You see, even the stuff that is theoretically complimentary in this arena can feel bad. “We’ve all been there where we feel like… I don’t know, maybe we’ve been going to the gym or going running and you just come back from holiday, you’ve got a tan, and you’re like, ‘I think I look great right now,’” he says. “There are those moments in life where you feel good about yourself. If someone says in a comment like, ‘Oh, my God, glow up!’ you’re like, ‘Oh, man,’ because I know that I can only keep that up for a day or two and then I’m back to the burgers. And then, secondly, What was I like [before]? Glow up?!”

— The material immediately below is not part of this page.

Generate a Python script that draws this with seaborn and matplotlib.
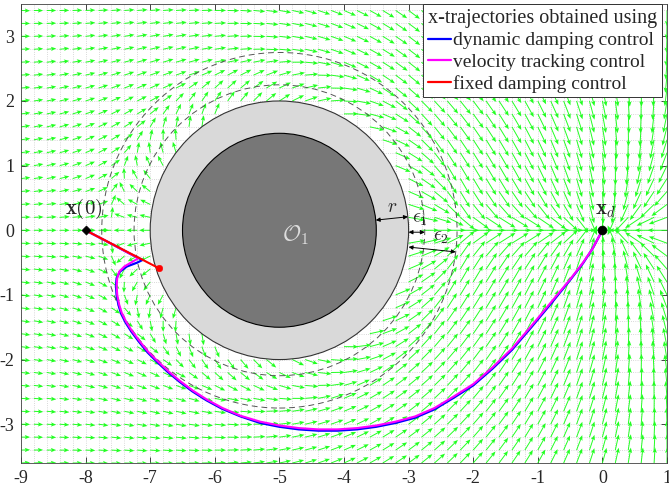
import numpy as np
import matplotlib
matplotlib.use('Agg')
import matplotlib.pyplot as plt
import seaborn as sns
from matplotlib.patches import Circle

# ---- scene ----
goal = (0.0, 0.0)
start = (-8.0, 0.0)
obs_center = (-5.0, 0.0)
r_core = 1.5      # dark disc
r_obs = 2.0       # light grey disc (radius r)
r_eps1 = 2.25     # r + eps1
r_eps2 = 2.75     # r + eps2

# ---- trajectories ----
dyn_x = [-8.0, -7.6, -7.3, -7.12, -7.2, -7.36, -7.47, -7.52, -7.53, -7.52, -7.49, -7.45,
         -7.38, -7.29, -7.17, -7.04, -6.89, -6.73, -6.55, -6.35, -6.13, -5.89, -5.6, -5.3,
         -5.0, -4.7, -4.4, -4.1, -3.8, -3.5, -3.2, -2.9, -2.6, -2.3, -2.0, -1.7, -1.4,
         -1.1, -0.8, -0.5, -0.3, -0.15, 0.0]
dyn_y = [0.0, -0.21, -0.37, -0.46, -0.50, -0.56, -0.64, -0.74, -0.86, -1.01, -1.16, -1.29,
         -1.43, -1.57, -1.73, -1.89, -2.04, -2.19, -2.34, -2.49, -2.63, -2.76, -2.88, -2.98,
         -3.04, -3.08, -3.10, -3.10, -3.08, -3.04, -2.98, -2.90, -2.77, -2.59, -2.40, -2.14,
         -1.85, -1.50, -1.14, -0.77, -0.51, -0.28, 0.0]
vel_x = [-8.0, -7.6, -7.3, -7.18, -7.28, -7.40, -7.48, -7.51, -7.52, -7.51, -7.48, -7.44,
         -7.37, -7.28, -7.16, -7.03, -6.88, -6.72, -6.54, -6.34, -6.12, -5.88, -5.6, -5.3,
         -5.0, -4.7, -4.4, -4.1, -3.8, -3.5, -3.2, -2.9, -2.6, -2.3, -2.0, -1.7, -1.4,
         -1.1, -0.8, -0.5, -0.3, -0.15, 0.0]
vel_y = [0.0, -0.21, -0.37, -0.43, -0.49, -0.56, -0.64, -0.74, -0.86, -1.00, -1.15, -1.28,
         -1.42, -1.56, -1.72, -1.88, -2.03, -2.18, -2.33, -2.48, -2.62, -2.75, -2.87, -2.96,
         -3.02, -3.06, -3.08, -3.08, -3.06, -3.02, -2.96, -2.88, -2.75, -2.57, -2.38, -2.12,
         -1.83, -1.48, -1.12, -0.76, -0.50, -0.28, 0.0]
fix_x = [-8.0, -6.86]
fix_y = [0.0, -0.59]

legend_title = 'x-trajectories obtained using'
labels = ['dynamic damping control', 'velocity tracking control', 'fixed damping control']
colors = ['#0000ff', '#ff00ff', '#ff0000']
x_ticks = list(range(-9, 2))
y_ticks = list(range(-3, 4))

# quiver grid
grid_x = np.arange(-9.0, 1.001, 0.2)
grid_y = np.arange(-3.6, 3.401, 0.2)
k_rep = 1.2


def nav_field(X, Y):
    # attraction to goal, modulated around the obstacle, pushed out inside the eps2 band
    gx, gy = goal[0] - X, goal[1] - Y
    dg = np.hypot(gx, gy)
    ds = np.where(dg < 1e-9, 1.0, dg)
    ux, uy = gx / ds, gy / ds
    cx, cy = X - obs_center[0], Y - obs_center[1]
    dc = np.hypot(cx, cy)
    nx, ny = cx / dc, cy / dc
    tx, ty = ny, -nx
    a = ux * nx + uy * ny
    b = ux * tx + uy * ty
    gam = dc / r_obs
    vr = (1 - 1 / gam) * a + k_rep * np.clip((r_eps2 - dc) / (r_eps2 - r_obs), 0, None)
    vt = (1 + 1 / gam) * b
    vx = vr * nx + vt * tx
    vy = vr * ny + vt * ty
    n = np.hypot(vx, vy)
    L = 0.3 / (1 + 0.15 * np.clip(dg - 2, 0, None))
    U, V = vx / n * L, vy / n * L
    bad = (dc < r_obs) | (dg < 1e-9)
    U[bad] = np.nan
    V[bad] = np.nan
    return U, V


sns.set_style('ticks')
plt.rcParams['font.family'] = ['Liberation Serif', 'DejaVu Serif']
plt.rcParams['mathtext.fontset'] = 'cm'
plt.rcParams['axes.unicode_minus'] = False

fig = plt.figure(figsize=(6.69, 4.87), dpi=100)
ax = fig.add_axes([21 / 669, 24 / 487, 646 / 669, 459 / 487])

X, Y = np.meshgrid(grid_x, grid_y)
U, V = nav_field(X, Y)
ax.quiver(X, Y, U, V, angles='xy', scale_units='xy', scale=1, color='#22ff22',
          width=0.0015, headwidth=4.5, headlength=5.5, headaxislength=4.5, zorder=1)

# obstacle
ax.add_patch(Circle(obs_center, r_eps2, fill=False, ec='#555555', lw=0.7, ls=(0, (6, 4)), zorder=2))
ax.add_patch(Circle(obs_center, r_eps1, fill=False, ec='#555555', lw=0.7, ls=(0, (6, 4)), zorder=2))
ax.add_patch(Circle(obs_center, r_obs, fc='#d9d9d9', ec='#333333', lw=0.8, zorder=3))
ax.add_patch(Circle(obs_center, r_core, fc='#777777', ec='black', lw=0.8, zorder=3))
ax.text(-4.75, -0.08, r'$\mathcal{O}_1$', color='#dddddd', fontsize=16, ha='center', va='center', zorder=4)

# dimension arrows
arr = dict(arrowstyle='<|-|>', color='k', lw=0.7, mutation_scale=6, shrinkA=0, shrinkB=0)
th = np.deg2rad(6)
ax.annotate('', xy=(obs_center[0] + r_obs * np.cos(th), r_obs * np.sin(th)),
            xytext=(obs_center[0] + r_core * np.cos(th), r_core * np.sin(th)), arrowprops=arr, zorder=4)
ax.annotate('', xy=(obs_center[0] + r_eps1, -0.03), xytext=(obs_center[0] + r_obs, -0.03), arrowprops=arr, zorder=4)
th2 = np.deg2rad(-7)
ax.annotate('', xy=(obs_center[0] + r_eps2 * np.cos(th2), r_eps2 * np.sin(th2)),
            xytext=(obs_center[0] + r_obs, -0.26), arrowprops=arr, zorder=4)
ax.text(-3.26, 0.35, r'$r$', fontsize=14, ha='center', va='center', zorder=4)
ax.text(-2.83, 0.16, r'$\epsilon_1$', fontsize=14, ha='center', va='center', zorder=4)
ax.text(-2.5, -0.11, r'$\epsilon_2$', fontsize=14, ha='center', va='center', zorder=4)

# trajectories
sns.lineplot(x=dyn_x, y=dyn_y, sort=False, estimator=None, color=colors[0], lw=1.6, ax=ax, zorder=5)
sns.lineplot(x=vel_x, y=vel_y, sort=False, estimator=None, color=colors[1], lw=1.5, ax=ax, zorder=5)
sns.lineplot(x=fix_x, y=fix_y, sort=False, estimator=None, color=colors[2], lw=1.5, ax=ax, zorder=5)
sns.scatterplot(x=[fix_x[-1]], y=[fix_y[-1]], color=colors[2], edgecolor=colors[2], s=22, ax=ax, zorder=6)
sns.scatterplot(x=[start[0]], y=[start[1]], marker='D', color='k', edgecolor='k', s=22, ax=ax, zorder=6)
sns.scatterplot(x=[goal[0]], y=[goal[1]], color='k', edgecolor='k', s=40, ax=ax, zorder=6)
ax.text(-8.03, 0.33, r'$\mathbf{x}(0)$', fontsize=15, ha='center', va='center', zorder=6)
ax.text(0.05, 0.31, r'$\mathbf{x}_d$', fontsize=15, ha='center', va='center', zorder=6)

handles = [plt.Line2D([], [], color=c, lw=1.6) for c in colors]
leg = ax.legend(handles, labels, title=legend_title, loc='upper right', bbox_to_anchor=(0.992, 1.0),
                borderaxespad=0, fontsize=14, title_fontsize=14.5, handlelength=1.2, handletextpad=0.1,
                borderpad=0.25, labelspacing=0.2, fancybox=False, framealpha=1, edgecolor='#333333')
leg.get_frame().set_linewidth(0.7)
leg._legend_box.align = 'left'
leg.set_zorder(10)

ax.set_xlim(-9, 1)
ax.set_ylim(-3.6, 3.5)
ax.set_xticks(x_ticks)
ax.set_yticks(y_ticks)
ax.set_xticks(np.arange(-9, 1.01, 0.2), minor=True)
ax.set_yticks(np.arange(-3.6, 3.51, 0.2), minor=True)
ax.grid(which='both', color='#cccccc', ls=':', lw=0.6)
ax.set_axisbelow(True)
ax.tick_params(which='major', direction='in', top=True, right=True, length=4, width=0.6,
               labelsize=13, colors='#262626', pad=5)
ax.tick_params(which='minor', length=0)
for s in ax.spines.values():
    s.set_color('#404040')
    s.set_linewidth(0.6)

fig.savefig('out.png', dpi=100)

O’Connor doesn’t necessarily want to fit into the traditional movie-star aesthetic, anyway. “As a person, Josh has never changed,” says Dior’s creative director Jonathan Anderson. O’Connor had been fronting campaigns for Anderson at his previous brand, Loewe, since 2017. “He has always been the same Josh.”
One of the core movie memories from O’Connor’s childhood was seeing Pete Postlethwaite in Brassed Off, a 1990s comedy about dispirited coal miners in a brass band in the north. “I was like, ‘Whoa,’” he says. “That was the first time I watched a movie where the movie star looks like someone I know, a relative, doesn’t look like Brad Pitt in Fight Club or Leo in Titanic. He looks a bit gnarled and real. I just remember being like, ‘Fuck, that’s incredible.’”
Later, he mentions Postlethwaite again when I ask him about the kind of career he’d like to have. “The movie stars I’m really becoming more and more intrigued by are the ones that do something and then disappear, and then they pop up in this other movie and you’re like, ‘Huh, that’s that guy,’” he tells me. They’re what you might call “journeyman actors,” he says, namechecking Philip Seymour Hoffman, too.